## begin DATASET EXTRACT
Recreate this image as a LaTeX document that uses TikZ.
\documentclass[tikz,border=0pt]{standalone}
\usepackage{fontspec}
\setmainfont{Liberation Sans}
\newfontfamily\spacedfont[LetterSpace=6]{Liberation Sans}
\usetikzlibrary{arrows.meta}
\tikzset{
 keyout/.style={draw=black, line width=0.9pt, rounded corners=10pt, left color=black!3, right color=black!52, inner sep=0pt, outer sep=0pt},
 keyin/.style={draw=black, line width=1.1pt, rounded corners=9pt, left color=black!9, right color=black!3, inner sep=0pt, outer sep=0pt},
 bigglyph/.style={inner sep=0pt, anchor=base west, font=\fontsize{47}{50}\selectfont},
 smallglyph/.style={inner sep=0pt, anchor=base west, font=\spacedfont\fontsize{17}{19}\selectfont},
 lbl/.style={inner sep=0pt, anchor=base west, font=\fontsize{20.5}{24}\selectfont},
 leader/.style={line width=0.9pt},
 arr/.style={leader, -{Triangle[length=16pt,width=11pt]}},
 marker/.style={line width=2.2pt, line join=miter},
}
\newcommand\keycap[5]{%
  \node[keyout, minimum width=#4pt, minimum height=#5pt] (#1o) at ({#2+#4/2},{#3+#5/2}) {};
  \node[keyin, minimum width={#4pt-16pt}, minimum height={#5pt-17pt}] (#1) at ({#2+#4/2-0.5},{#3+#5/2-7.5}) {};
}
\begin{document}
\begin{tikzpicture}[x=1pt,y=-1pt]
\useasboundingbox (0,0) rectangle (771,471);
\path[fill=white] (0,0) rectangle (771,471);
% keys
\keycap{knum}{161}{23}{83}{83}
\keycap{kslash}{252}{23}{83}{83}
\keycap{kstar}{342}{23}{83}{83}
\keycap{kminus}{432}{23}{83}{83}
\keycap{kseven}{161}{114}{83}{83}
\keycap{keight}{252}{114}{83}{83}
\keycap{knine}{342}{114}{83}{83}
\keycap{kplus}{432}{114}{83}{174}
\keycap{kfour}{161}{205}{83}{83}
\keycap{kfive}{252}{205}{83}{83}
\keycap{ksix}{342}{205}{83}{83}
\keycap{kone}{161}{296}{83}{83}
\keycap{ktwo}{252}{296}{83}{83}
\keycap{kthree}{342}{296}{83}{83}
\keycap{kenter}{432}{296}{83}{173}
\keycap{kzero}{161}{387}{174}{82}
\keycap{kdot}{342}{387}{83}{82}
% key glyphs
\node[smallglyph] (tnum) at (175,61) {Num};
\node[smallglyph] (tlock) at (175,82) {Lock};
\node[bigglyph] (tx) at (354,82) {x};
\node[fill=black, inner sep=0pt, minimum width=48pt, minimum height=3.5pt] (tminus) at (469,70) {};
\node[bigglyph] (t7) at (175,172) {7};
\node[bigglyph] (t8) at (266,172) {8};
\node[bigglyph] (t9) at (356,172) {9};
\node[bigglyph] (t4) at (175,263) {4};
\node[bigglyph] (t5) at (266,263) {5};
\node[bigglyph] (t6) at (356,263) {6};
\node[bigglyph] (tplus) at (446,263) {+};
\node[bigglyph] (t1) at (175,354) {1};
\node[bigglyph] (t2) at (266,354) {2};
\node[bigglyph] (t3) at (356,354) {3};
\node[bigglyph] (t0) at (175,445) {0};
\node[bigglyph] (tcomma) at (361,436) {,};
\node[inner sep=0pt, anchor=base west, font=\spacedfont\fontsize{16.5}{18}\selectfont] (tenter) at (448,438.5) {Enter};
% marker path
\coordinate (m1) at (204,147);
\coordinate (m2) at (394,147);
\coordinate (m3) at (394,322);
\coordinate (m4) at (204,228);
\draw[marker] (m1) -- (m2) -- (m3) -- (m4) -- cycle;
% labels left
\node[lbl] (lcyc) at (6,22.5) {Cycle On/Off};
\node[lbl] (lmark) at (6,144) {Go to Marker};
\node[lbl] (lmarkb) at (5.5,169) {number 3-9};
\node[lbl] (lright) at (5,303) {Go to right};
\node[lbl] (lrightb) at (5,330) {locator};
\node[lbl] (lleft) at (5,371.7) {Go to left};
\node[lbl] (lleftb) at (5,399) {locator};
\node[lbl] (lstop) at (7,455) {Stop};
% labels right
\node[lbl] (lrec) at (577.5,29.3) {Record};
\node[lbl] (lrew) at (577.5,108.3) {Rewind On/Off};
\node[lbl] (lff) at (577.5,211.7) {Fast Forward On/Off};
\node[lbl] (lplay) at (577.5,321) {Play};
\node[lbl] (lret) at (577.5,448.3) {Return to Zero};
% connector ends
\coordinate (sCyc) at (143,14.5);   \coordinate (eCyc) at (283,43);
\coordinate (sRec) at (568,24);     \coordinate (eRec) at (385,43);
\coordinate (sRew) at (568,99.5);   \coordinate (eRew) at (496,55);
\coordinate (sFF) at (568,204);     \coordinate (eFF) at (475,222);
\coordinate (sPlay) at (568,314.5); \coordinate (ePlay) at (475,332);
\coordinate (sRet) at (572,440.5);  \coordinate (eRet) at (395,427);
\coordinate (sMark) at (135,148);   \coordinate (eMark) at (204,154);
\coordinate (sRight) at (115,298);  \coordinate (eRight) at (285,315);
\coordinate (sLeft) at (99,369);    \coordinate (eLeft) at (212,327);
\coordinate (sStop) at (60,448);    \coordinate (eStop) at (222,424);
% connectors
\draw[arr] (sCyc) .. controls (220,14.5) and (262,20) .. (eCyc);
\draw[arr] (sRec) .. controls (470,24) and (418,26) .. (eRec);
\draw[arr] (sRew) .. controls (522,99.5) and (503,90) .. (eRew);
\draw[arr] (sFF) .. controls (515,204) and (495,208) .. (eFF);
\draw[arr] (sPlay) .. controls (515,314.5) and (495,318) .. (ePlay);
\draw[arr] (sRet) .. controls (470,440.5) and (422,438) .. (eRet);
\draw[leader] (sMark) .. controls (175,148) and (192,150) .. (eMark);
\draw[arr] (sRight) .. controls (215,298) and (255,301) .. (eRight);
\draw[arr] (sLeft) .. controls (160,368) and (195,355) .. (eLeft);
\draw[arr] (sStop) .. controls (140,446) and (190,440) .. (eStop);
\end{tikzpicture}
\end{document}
## end DATASET EXTRACT
Each line of the material must be restated exactly.

* [SOLVED EXERCISE]
Recreate this image as a LaTeX document that uses TikZ.
\documentclass[tikz,border=0pt]{standalone}
\usepackage{fontspec}
\setmainfont{Liberation Sans}
\newfontfamily\spacedfont[LetterSpace=6]{Liberation Sans}
\usetikzlibrary{arrows.meta}
\tikzset{
 keyout/.style={draw=black, line width=0.9pt, rounded corners=10pt, left color=black!3, right color=black!52, inner sep=0pt, outer sep=0pt},
 keyin/.style={draw=black, line width=1.1pt, rounded corners=9pt, left color=black!9, right color=black!3, inner sep=0pt, outer sep=0pt},
 bigglyph/.style={inner sep=0pt, anchor=base west, font=\fontsize{47}{50}\selectfont},
 smallglyph/.style={inner sep=0pt, anchor=base west, font=\spacedfont\fontsize{17}{19}\selectfont},
 lbl/.style={inner sep=0pt, anchor=base west, font=\fontsize{20.5}{24}\selectfont},
 leader/.style={line width=0.9pt},
 arr/.style={leader, -{Triangle[length=16pt,width=11pt]}},
 marker/.style={line width=2.2pt, line join=miter},
}
\newcommand\keycap[5]{%
  \node[keyout, minimum width=#4pt, minimum height=#5pt] (#1o) at ({#2+#4/2},{#3+#5/2}) {};
  \node[keyin, minimum width={#4pt-16pt}, minimum height={#5pt-17pt}] (#1) at ({#2+#4/2-0.5},{#3+#5/2-7.5}) {};
}
\begin{document}
\begin{tikzpicture}[x=1pt,y=-1pt]
\useasboundingbox (0,0) rectangle (771,471);
\path[fill=white] (0,0) rectangle (771,471);
% keys
\keycap{knum}{161}{23}{83}{83}
\keycap{kslash}{252}{23}{83}{83}
\keycap{kstar}{342}{23}{83}{83}
\keycap{kminus}{432}{23}{83}{83}
\keycap{kseven}{161}{114}{83}{83}
\keycap{keight}{252}{114}{83}{83}
\keycap{knine}{342}{114}{83}{83}
\keycap{kplus}{432}{114}{83}{174}
\keycap{kfour}{161}{205}{83}{83}
\keycap{kfive}{252}{205}{83}{83}
\keycap{ksix}{342}{205}{83}{83}
\keycap{kone}{161}{296}{83}{83}
\keycap{ktwo}{252}{296}{83}{83}
\keycap{kthree}{342}{296}{83}{83}
\keycap{kenter}{432}{296}{83}{173}
\keycap{kzero}{161}{387}{174}{82}
\keycap{kdot}{342}{387}{83}{82}
% key glyphs
\node[smallglyph] (tnum) at (175,61) {Num};
\node[smallglyph] (tlock) at (175,82) {Lock};
\node[bigglyph] (tx) at (354,82) {x};
\node[fill=black, inner sep=0pt, minimum width=48pt, minimum height=3.5pt] (tminus) at (469,70) {};
\node[bigglyph] (t7) at (175,172) {7};
\node[bigglyph] (t8) at (266,172) {8};
\node[bigglyph] (t9) at (356,172) {9};
\node[bigglyph] (t4) at (175,263) {4};
\node[bigglyph] (t5) at (266,263) {5};
\node[bigglyph] (t6) at (356,263) {6};
\node[bigglyph] (tplus) at (446,263) {+};
\node[bigglyph] (t1) at (175,354) {1};
\node[bigglyph] (t2) at (266,354) {2};
\node[bigglyph] (t3) at (356,354) {3};
\node[bigglyph] (t0) at (175,445) {0};
\node[bigglyph] (tcomma) at (361,436) {,};
\node[inner sep=0pt, anchor=base west, font=\spacedfont\fontsize{16.5}{18}\selectfont] (tenter) at (448,438.5) {Enter};
% marker path
\coordinate (m1) at (204,147);
\coordinate (m2) at (394,147);
\coordinate (m3) at (394,322);
\coordinate (m4) at (204,228);
\draw[marker] (m1) -- (m2) -- (m3) -- (m4) -- cycle;
% labels left
\node[lbl] (lcyc) at (6,22.5) {Cycle On/Off};
\node[lbl] (lmark) at (6,144) {Go to Marker};
\node[lbl] (lmarkb) at (5.5,169) {number 3-9};
\node[lbl] (lright) at (5,303) {Go to right};
\node[lbl] (lrightb) at (5,330) {locator};
\node[lbl] (lleft) at (5,371.7) {Go to left};
\node[lbl] (lleftb) at (5,399) {locator};
\node[lbl] (lstop) at (7,455) {Stop};
% labels right
\node[lbl] (lrec) at (577.5,29.3) {Record};
\node[lbl] (lrew) at (577.5,108.3) {Rewind On/Off};
\node[lbl] (lff) at (577.5,211.7) {Fast Forward On/Off};
\node[lbl] (lplay) at (577.5,321) {Play};
\node[lbl] (lret) at (577.5,448.3) {Return to Zero};
% connector ends
\coordinate (sCyc) at (143,14.5);   \coordinate (eCyc) at (283,43);
\coordinate (sRec) at (568,24);     \coordinate (eRec) at (385,43);
\coordinate (sRew) at (568,99.5);   \coordinate (eRew) at (496,55);
\coordinate (sFF) at (568,204);     \coordinate (eFF) at (475,222);
\coordinate (sPlay) at (568,314.5); \coordinate (ePlay) at (475,332);
\coordinate (sRet) at (572,440.5);  \coordinate (eRet) at (395,427);
\coordinate (sMark) at (135,148);   \coordinate (eMark) at (204,154);
\coordinate (sRight) at (115,298);  \coordinate (eRight) at (285,315);
\coordinate (sLeft) at (99,369);    \coordinate (eLeft) at (212,327);
\coordinate (sStop) at (60,448);    \coordinate (eStop) at (222,424);
% connectors
\draw[arr] (sCyc) .. controls (220,14.5) and (262,20) .. (eCyc);
\draw[arr] (sRec) .. controls (470,24) and (418,26) .. (eRec);
\draw[arr] (sRew) .. controls (522,99.5) and (503,90) .. (eRew);
\draw[arr] (sFF) .. controls (515,204) and (495,208) .. (eFF);
\draw[arr] (sPlay) .. controls (515,314.5) and (495,318) .. (ePlay);
\draw[arr] (sRet) .. controls (470,440.5) and (422,438) .. (eRet);
\draw[leader] (sMark) .. controls (175,148) and (192,150) .. (eMark);
\draw[arr] (sRight) .. controls (215,298) and (255,301) .. (eRight);
\draw[arr] (sLeft) .. controls (160,368) and (195,355) .. (eLeft);
\draw[arr] (sStop) .. controls (140,446) and (190,440) .. (eStop);
\end{tikzpicture}
\end{document}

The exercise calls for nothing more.